MATERIAL:

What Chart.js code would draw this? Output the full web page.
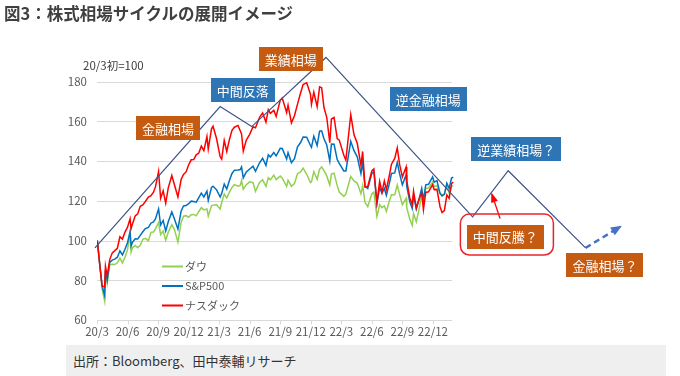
<!DOCTYPE html>
<html lang="ja">
<head>
<meta charset="utf-8">
<script src="https://cdn.jsdelivr.net/npm/chart.js@4.4.0/dist/chart.umd.min.js"></script>
<style>
    body { margin: 0; background: #fff; }
    #wrap { position: relative; width: 680px; height: 376px; overflow: hidden; font-family: "Noto Sans CJK JP", sans-serif; }
    #title { position: absolute; left: 4px; top: 1px; font-size: 16.5px; font-weight: bold; color: #404040; white-space: nowrap; }
    #chart { position: absolute; left: 0; top: 0; }
    #source { position: absolute; left: 66px; top: 345px; width: 600px; height: 31px; background: #efefef; box-sizing: border-box; padding-left: 7px; font-size: 13px; line-height: 31px; color: #333; }
</style>
</head>
<body>
<div id="wrap">
    <canvas id="chart" width="680" height="345"></canvas>
    <div id="title">図3：株式相場サイクルの展開イメージ</div>
    <div id="source">出所：Bloomberg、田中泰輔リサーチ</div>
</div>
<script>
// 横軸：20/3初からの経過月
const months = [0.03, 0.25, 0.5, 0.75, 0.83, 1.0, 1.25, 1.5, 1.75, 2.0, 2.25, 2.5, 2.75, 3.0, 3.25, 3.35, 3.5, 3.75,
    4.0, 4.25, 4.5, 4.75, 5.05, 5.3, 5.55, 5.75, 6.05, 6.25, 6.5, 6.75, 7.0, 7.35, 7.6, 7.95, 8.27, 8.5, 8.75,
    9.0, 9.25, 9.5, 9.75, 10.0, 10.25, 10.5, 10.8, 10.93, 11.25, 11.4, 11.75, 12.1, 12.25, 12.5, 12.75,
    13.0, 13.25, 13.5, 13.85, 14.07, 14.2, 14.37, 14.67, 15.0, 15.33, 15.57, 15.97, 16.27, 16.6, 16.83,
    17.03, 17.37, 17.6, 18.0, 18.2, 18.63, 18.77, 19.1, 19.4, 19.7, 20.0, 20.25, 20.6, 20.97, 21.07, 21.3,
    21.63, 21.87, 22.07, 22.3, 22.57, 22.87, 23.03, 23.29, 23.6, 23.8, 24.25, 24.45, 24.93, 25.25, 25.57,
    25.93, 26.1, 26.33, 26.6, 27.0, 27.2, 27.5, 27.77, 28.0, 28.23, 28.43, 28.7, 28.93, 29.25, 29.5, 29.73,
    30.0, 30.37, 30.43, 30.73, 30.97, 31.1, 31.37, 31.67, 31.9, 32.07, 32.3, 32.57, 32.97, 33.13, 33.4,
    33.7, 33.9, 34.13, 34.37, 34.6, 34.83, 35.0];

const dow = [100, 89.3, 75.6, 69.6, 84.5, 78.4, 87.8, 88.0, 87.9, 88.8, 91.1, 88.7, 91.6, 95.4, 103.3, 94.1, 96.5, 97.5,
    96.4, 97.6, 100.6, 101.1, 99.9, 104.1, 104.3, 106.0, 109.0, 103.0, 104.8, 100.2, 104.2, 108.0, 105.6, 99.2, 109.2, 112.2, 112.5,
    111.7, 113.0, 113.1, 112.4, 114.6, 116.5, 115.4, 115.9, 112.3, 117.5, 117.8, 118.0, 115.8, 119.1, 123.4, 121.4,
    124.2, 126.6, 128.1, 127.3, 127.7, 130.2, 125.8, 128.1, 129.5, 129.1, 124.7, 129.2, 130.6, 127.2, 131.6,
    130.5, 132.9, 130.7, 132.4, 131.4, 127.2, 130.3, 127.3, 128.7, 133.6, 134.5, 136.4, 133.3, 129.1, 129.5, 134.7,
    130.8, 135.9, 137.0, 135.1, 132.5, 127.9, 133.4, 133.9, 127.6, 124.4, 122.2, 123.4, 132.2, 130.0, 128.9,
    123.5, 127.6, 119.2, 117.0, 123.5, 124.3, 112.1, 118.0, 116.5, 117.4, 114.7, 119.5, 123.0, 123.0, 127.9, 123.2,
    118.0, 121.3, 116.5, 110.8, 107.6, 113.5, 109.4, 116.4, 123.1, 119.8, 126.3, 126.4, 129.5, 127.1, 127.7,
    123.7, 123.1, 123.3, 128.0, 123.7, 127.1, 127.6];

const sp500 = [100, 88.9, 77.2, 72.4, 85.1, 79.9, 89.0, 90.1, 90.6, 91.6, 94.8, 92.7, 95.6, 98.9, 104.6, 97.2, 99.2, 100.9,
    100.8, 102.6, 104.4, 106.0, 106.6, 108.7, 109.4, 111.0, 115.9, 107.8, 110.1, 104.8, 109.4, 114.4, 110.9, 105.8, 114.9, 117.4, 117.6,
    118.5, 119.8, 119.6, 119.3, 121.6, 123.8, 121.9, 124.8, 120.2, 126.7, 127.3, 125.5, 121.9, 123.7, 128.4, 125.9,
    130.1, 133.6, 135.4, 135.5, 135.7, 137.0, 131.5, 134.5, 136.0, 137.4, 134.8, 139.1, 141.4, 137.8, 143.1,
    142.0, 144.3, 142.6, 146.4, 146.3, 141.0, 144.2, 139.2, 141.2, 147.1, 149.3, 152.1, 152.0, 147.8, 146.9, 152.5,
    147.8, 155.0, 155.2, 151.2, 148.1, 140.0, 148.5, 148.4, 140.7, 138.8, 135.0, 135.0, 149.9, 145.2, 142.1,
    133.7, 139.2, 127.3, 126.2, 133.7, 134.6, 118.7, 126.6, 123.8, 126.2, 122.7, 128.2, 133.7, 134.0, 139.3, 133.6,
    128.0, 133.0, 127.3, 119.5, 116.1, 122.7, 115.8, 121.4, 126.2, 120.4, 128.0, 128.3, 132.0, 129.4, 130.1,
    123.7, 122.4, 123.2, 128.9, 126.2, 131.4, 131.9];

const nasdaq = [100, 88.8, 77.1, 76.6, 87.1, 82.2, 90.4, 93.8, 94.9, 96.1, 101.9, 100.7, 104.2, 106.7, 110.9, 106.0, 108.6, 112.3,
    113.4, 117.2, 117.9, 119.6, 121.8, 122.5, 124.3, 127.1, 134.7, 121.2, 125.0, 118.8, 126.5, 132.7, 128.2, 121.9, 130.8, 133.2, 134.5,
    138.0, 140.6, 140.7, 143.1, 144.0, 147.5, 145.2, 152.3, 146.0, 156.2, 157.5, 151.2, 142.1, 140.9, 150.4, 144.8,
    150.6, 155.3, 157.0, 157.9, 155.2, 153.6, 144.9, 150.5, 153.4, 157.2, 156.7, 162.0, 164.2, 159.5, 165.8,
    164.0, 165.5, 162.4, 170.5, 171.7, 164.4, 168.1, 159.2, 162.8, 168.6, 174.2, 178.5, 179.4, 173.6, 168.5, 174.6,
    167.3, 177.3, 176.9, 166.9, 162.0, 149.2, 161.1, 161.9, 151.3, 150.5, 142.9, 140.5, 163.3, 153.2, 148.9,
    137.8, 144.8, 126.9, 127.2, 135.0, 136.0, 118.9, 129.7, 124.3, 130.0, 125.6, 132.2, 138.4, 141.3, 146.6, 138.3,
    132.0, 137.0, 130.0, 121.4, 118.1, 124.8, 116.4, 121.3, 124.0, 115.5, 124.2, 124.5, 128.1, 125.6, 125.7,
    117.0, 114.1, 115.1, 122.9, 121.2, 128.6, 129.4];

const xTickValues = [0, 3, 6, 9, 12, 15, 18, 21, 24, 27, 30, 33];
const xTickLabels = ['20/3', '20/6', '20/9', '20/12', '21/3', '21/6', '21/9', '21/12', '22/3', '22/6', '22/9', '22/12'];
const yTickValues = [60, 80, 100, 120, 140, 160, 180];

// 相場サイクルのイメージ線
const cycleX = [-0.2, 12.1, 15.2, 22.5, 36.9, 40.4, 48.0];
const cycleY = [96.3, 167.4, 157.3, 192.1, 111.9, 135.1, 96.3];
const nextX = [48.0, 51.4];
const nextY = [96.3, 106.9];
const arrowX = [39.6, 38.8];
const arrowY = [111.1, 123.2];

// 吹き出しラベル
const boxLabels = ['金融相場', '中間反落', '業績相場', '逆金融相場', '逆業績相場？', '中間反騰？', '金融相場？'];
const boxX = [6.98, 14.31, 19.03, 32.55, 41.2, 40.12, 49.9];
const boxY = [156.4, 175.7, 191.1, 171.4, 145.8, 102.0, 87.7];
const boxKind = ['orange', 'blue', 'orange', 'blue', 'blue', 'orange', 'orange'];

const FONT = '"Noto Sans CJK JP", sans-serif';
Chart.defaults.font.family = FONT;

function toPoints(xs, ys) {
    return xs.map((v, i) => ({ x: v, y: ys[i] }));
}

// 矢印の先端
function drawHead(ctx, x0, y0, x1, y1, len, wid, color) {
    const a = Math.atan2(y1 - y0, x1 - x0);
    ctx.save();
    ctx.translate(x1, y1);
    ctx.rotate(a);
    ctx.fillStyle = color;
    ctx.beginPath();
    ctx.moveTo(2, 0);
    ctx.lineTo(-len, -wid / 2);
    ctx.lineTo(-len, wid / 2);
    ctx.closePath();
    ctx.fill();
    ctx.restore();
}

function roundRectPath(ctx, x, y, w, h, r) {
    ctx.beginPath();
    ctx.moveTo(x + r, y);
    ctx.arcTo(x + w, y, x + w, y + h, r);
    ctx.arcTo(x + w, y + h, x, y + h, r);
    ctx.arcTo(x, y + h, x, y, r);
    ctx.arcTo(x, y, x + w, y, r);
    ctx.closePath();
}

// 罫線（データ期間だけに引く）
const gridPlugin = {
    id: 'gridLines',
    beforeDatasetsDraw(chart) {
        const { ctx, scales: { x, y } } = chart;
        const left = x.getPixelForValue(0);
        const right = x.getPixelForValue(34.9);
        ctx.save();
        ctx.strokeStyle = '#d9d9d9';
        ctx.lineWidth = 1;
        yTickValues.forEach(v => {
            const py = Math.round(y.getPixelForValue(v)) + 0.5;
            ctx.beginPath();
            ctx.moveTo(left, py);
            ctx.lineTo(right, py);
            ctx.stroke();
        });
        const base = Math.round(y.getPixelForValue(60)) + 0.5;
        xTickValues.forEach(v => {
            const px = Math.round(x.getPixelForValue(v)) + 0.5;
            ctx.beginPath();
            ctx.moveTo(px, base);
            ctx.lineTo(px, base + 4);
            ctx.stroke();
        });
        ctx.restore();
    }
};

const overlayPlugin = {
    id: 'overlay',
    afterDatasetsDraw(chart) {
        const { ctx, scales: { x, y } } = chart;
        ctx.save();

        // 単位
        ctx.fillStyle = '#404040';
        ctx.font = '11.5px ' + FONT;
        ctx.textAlign = 'left';
        ctx.textBaseline = 'middle';
        ctx.fillText('20/3初=100', chart.chartArea.left - 14, y.getPixelForValue(180) - 16);

        // 凡例
        const legendRows = [
            { text: 'ダウ', color: '#92d050' },
            { text: 'S&P500', color: '#0070c0' },
            { text: 'ナスダック', color: '#ff0000' }
        ];
        ctx.font = '11px ' + FONT;
        legendRows.forEach((row, i) => {
            const ly = 266.5 + i * 19.5;
            ctx.strokeStyle = row.color;
            ctx.lineWidth = 2;
            ctx.beginPath();
            ctx.moveTo(162, ly);
            ctx.lineTo(183, ly);
            ctx.stroke();
            ctx.fillStyle = '#595959';
            ctx.fillText(row.text, 185, ly);
        });

        // 矢印の先
        const n0x = x.getPixelForValue(nextX[0]), n0y = y.getPixelForValue(nextY[0]);
        const n1x = x.getPixelForValue(nextX[1]), n1y = y.getPixelForValue(nextY[1]);
        drawHead(ctx, n0x, n0y, n1x, n1y, 9, 9, '#4472c4');
        const a0x = x.getPixelForValue(arrowX[0]), a0y = y.getPixelForValue(arrowY[0]);
        const a1x = x.getPixelForValue(arrowX[1]), a1y = y.getPixelForValue(arrowY[1]);
        drawHead(ctx, a0x, a0y, a1x, a1y, 8, 7, '#ff0000');

        // 中間反騰？の赤枠
        const fx = x.getPixelForValue(40.27), fy = y.getPixelForValue(103.0);
        ctx.strokeStyle = '#e8242b';
        ctx.lineWidth = 1.5;
        roundRectPath(ctx, fx - 46.5, fy - 20.5, 93, 41, 9);
        ctx.stroke();

        // ラベルの箱
        ctx.font = '13px ' + FONT;
        ctx.textAlign = 'center';
        boxLabels.forEach((label, i) => {
            const cx = x.getPixelForValue(boxX[i]);
            const cy = y.getPixelForValue(boxY[i]);
            const w = ctx.measureText(label).width + 12;
            const h = 24;
            ctx.fillStyle = boxKind[i] === 'orange' ? '#c55a11' : '#2e75b6';
            ctx.fillRect(Math.round(cx - w / 2), Math.round(cy - h / 2), Math.round(w), h);
            ctx.fillStyle = '#ffffff';
            ctx.fillText(label, cx, cy + 1);
        });

        ctx.restore();
    }
};

new Chart(document.getElementById('chart'), {
    type: 'line',
    data: {
        datasets: [
            { label: 'ナスダック', data: toPoints(months, nasdaq), borderColor: '#ff0000', borderWidth: 1.5, order: 1 },
            { label: 'S&P500', data: toPoints(months, sp500), borderColor: '#0070c0', borderWidth: 1.5, order: 2 },
            { label: 'ダウ', data: toPoints(months, dow), borderColor: '#92d050', borderWidth: 1.5, order: 3 },
            { label: 'cycle', data: toPoints(cycleX, cycleY), borderColor: '#3f5485', borderWidth: 1.2, order: 0, clip: false },
            { label: 'next', data: toPoints(nextX, nextY), borderColor: '#4472c4', borderWidth: 2.5, borderDash: [6, 4], order: 0 },
            { label: 'arrow', data: toPoints(arrowX, arrowY), borderColor: '#ff0000', borderWidth: 1.3, order: 0 }
        ]
    },
    options: {
        responsive: false,
        animation: false,
        devicePixelRatio: 1,
        layout: { padding: { top: 41.75, right: 13, left: 0, bottom: 0 } },
        elements: { point: { radius: 0 }, line: { tension: 0 } },
        plugins: { legend: { display: false }, tooltip: { enabled: false } },
        scales: {
            x: {
                type: 'linear',
                min: 0,
                max: 56,
                grid: { display: false, drawTicks: false },
                border: { display: false },
                afterBuildTicks: s => { s.ticks = xTickValues.map(v => ({ value: v })); },
                afterFit: s => { s.height = 25; },
                ticks: {
                    autoSkip: false, maxRotation: 0, padding: 5, color: '#595959',
                    font: { size: 11.5 },
                    callback: (v, i) => xTickLabels[i]
                }
            },
            y: {
                min: 60,
                max: 200,
                grid: { display: false, drawTicks: false },
                border: { display: false },
                afterBuildTicks: s => { s.ticks = yTickValues.map(v => ({ value: v })); },
                afterFit: s => { s.width = 97; },
                ticks: { padding: 10, color: '#595959', font: { size: 11.5 } }
            }
        }
    },
    plugins: [gridPlugin, overlayPlugin]
});
</script>
</body>
</html>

EXERCISE GOAL: Please restate the material above line by line, exactly, beginning at its first line and ending with the line that contains "33.7, 33.9, 34.13, 34.37, 34.6, 34.83, 35.0];", without any pictures.

WORKED SOLUTION:
What Chart.js code would draw this? Output the full web page.
<!DOCTYPE html>
<html lang="ja">
<head>
<meta charset="utf-8">
<script src="https://cdn.jsdelivr.net/npm/chart.js@4.4.0/dist/chart.umd.min.js"></script>
<style>
    body { margin: 0; background: #fff; }
    #wrap { position: relative; width: 680px; height: 376px; overflow: hidden; font-family: "Noto Sans CJK JP", sans-serif; }
    #title { position: absolute; left: 4px; top: 1px; font-size: 16.5px; font-weight: bold; color: #404040; white-space: nowrap; }
    #chart { position: absolute; left: 0; top: 0; }
    #source { position: absolute; left: 66px; top: 345px; width: 600px; height: 31px; background: #efefef; box-sizing: border-box; padding-left: 7px; font-size: 13px; line-height: 31px; color: #333; }
</style>
</head>
<body>
<div id="wrap">
    <canvas id="chart" width="680" height="345"></canvas>
    <div id="title">図3：株式相場サイクルの展開イメージ</div>
    <div id="source">出所：Bloomberg、田中泰輔リサーチ</div>
</div>
<script>
// 横軸：20/3初からの経過月
const months = [0.03, 0.25, 0.5, 0.75, 0.83, 1.0, 1.25, 1.5, 1.75, 2.0, 2.25, 2.5, 2.75, 3.0, 3.25, 3.35, 3.5, 3.75,
    4.0, 4.25, 4.5, 4.75, 5.05, 5.3, 5.55, 5.75, 6.05, 6.25, 6.5, 6.75, 7.0, 7.35, 7.6, 7.95, 8.27, 8.5, 8.75,
    9.0, 9.25, 9.5, 9.75, 10.0, 10.25, 10.5, 10.8, 10.93, 11.25, 11.4, 11.75, 12.1, 12.25, 12.5, 12.75,
    13.0, 13.25, 13.5, 13.85, 14.07, 14.2, 14.37, 14.67, 15.0, 15.33, 15.57, 15.97, 16.27, 16.6, 16.83,
    17.03, 17.37, 17.6, 18.0, 18.2, 18.63, 18.77, 19.1, 19.4, 19.7, 20.0, 20.25, 20.6, 20.97, 21.07, 21.3,
    21.63, 21.87, 22.07, 22.3, 22.57, 22.87, 23.03, 23.29, 23.6, 23.8, 24.25, 24.45, 24.93, 25.25, 25.57,
    25.93, 26.1, 26.33, 26.6, 27.0, 27.2, 27.5, 27.77, 28.0, 28.23, 28.43, 28.7, 28.93, 29.25, 29.5, 29.73,
    30.0, 30.37, 30.43, 30.73, 30.97, 31.1, 31.37, 31.67, 31.9, 32.07, 32.3, 32.57, 32.97, 33.13, 33.4,
    33.7, 33.9, 34.13, 34.37, 34.6, 34.83, 35.0];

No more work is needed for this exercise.